There are 2 best solutions below

1
On BEST ANSWER

attoparsec creates continuation passing style (CPS) parsers and without the forall we wouldn't be able to chain parsers together.

Here is a dramatically simplified version of the the types involved and definition of bindP - the monadic bind operator. We have eliminated the failure continuation and the input source.

{-# LANGUAGE Rank2Types #-}

type IResult r = r
type Success a r = a -> IResult r  -- Success a r == a -> r

newtype Parser a = Parser {
      runParser :: forall r. Success a r
                -> IResult r
    }

bindP :: Parser a -> (a -> Parser b) -> Parser b
bindP m g =
    Parser $ \ks -> runParser m $ \a -> runParser (g a) ks
                                                  -----
                                                  -----

Notes that Success a r is simply the function type a -> r.

If we replace the definition of runParser with:

runParser :: Success a a -> IResult a

we'll get a type error at the above underlined location. To understand this one can work out the following types:

ks                                      :: Success b b
runParser m $ \a -> runParser (g a) ks  :: IResult b
\a -> runParser (g a) ks                :: Success b b  == b -> b
a :: b

but from the expression (g a) we can also conclude that a has type a which gives us our type error.

Basically Parser a can be thought of as a method (or computation) of generating value of type a and runParser p ks is the way to take that value and feed it to a function which takes an a. The continuation function ks can have type a -> r for any r - the only requirement is that its input type is a. By using Success a a in defining runParser we limit the applicability of runParser to functions of type a -> a. That's why we want to define runParser as:

runParser :: Parser a -> (a -> r) -> r

This CPS-style is a very different approach to parsing than what is presented in Monadic Parsing in Haskell

2
On

The forall r part means that this type works for all r as your result without it needing to be specified on the left hand side of the newtype declaration. As stated in the Haskell wikibook:

The forall keyword is used to explicitly bring type variables into scope.

The r type variable isn't in scope until forall is used.
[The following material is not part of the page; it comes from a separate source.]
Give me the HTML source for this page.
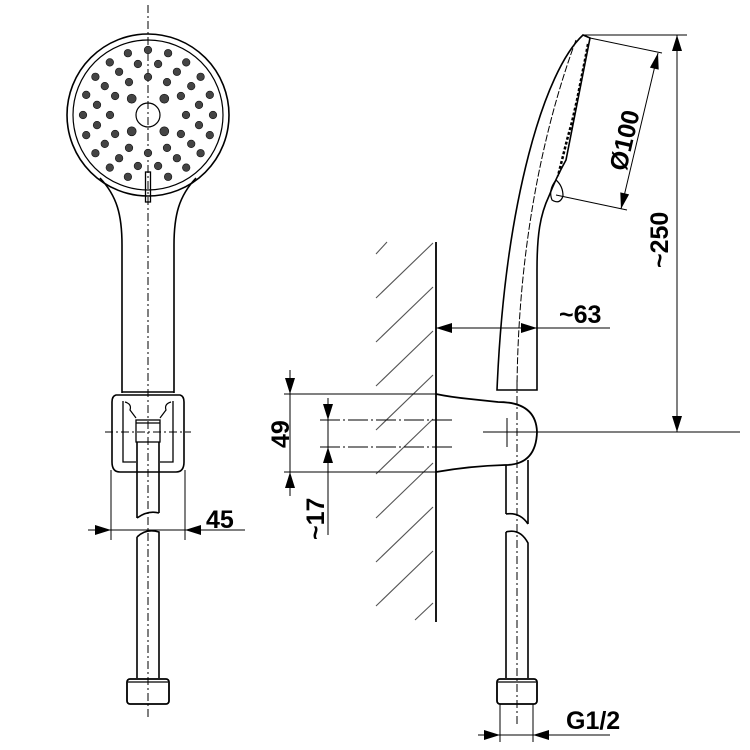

That wikibook page explains things pretty well with several examples, so I'll encourage you to look there, but the crux of the article is that forall acts like an intersection of types, so if you consider types as sets of elements, with Bool = {False, True, ⊥}, Int = {minBound..maxBound, ⊥}, Char = {minBound..maxBound, ⊥}, etc. (expand minBound..maxBound as appropriate, and means undefined, usually called bottom), then

forall a. a

is the intersection of all types, namely {⊥}, while

forall a. Show a => a

is the intersection of all types that are constrained by Show. In this context, when you have a type like

data T = forall a. MkT a

Then the constructor MkT has type forall a. a -> T, allowing you to convert any type into a T, this trick allows you to have heterogeneous lists:

[MkT (), MkT 1, MkT "hello"] :: [T]

But you can't do much with this type, how would you unwrap the MkT to do anything with it? You could pattern match on the constructor, but then you'd just have a value of type a with no information about it. If you had

data S = forall s. Show s => MkS s

Then you could do something like

-- Pass through instance of Show
instance Show S where show (MkS s) = show s

map show [MkS "hello", MkS 5, MkS (Just 2)]
["\"hello\"", "5", "Just 2"]

In the case of attoparsec, it is somewhat similar to the ST monad in how it uses the forall to prevent you from writing illegal operations. Again, that wikibooks article provides a pretty good explanation. If it isn't sufficient, comment and I'll see if I can clarify.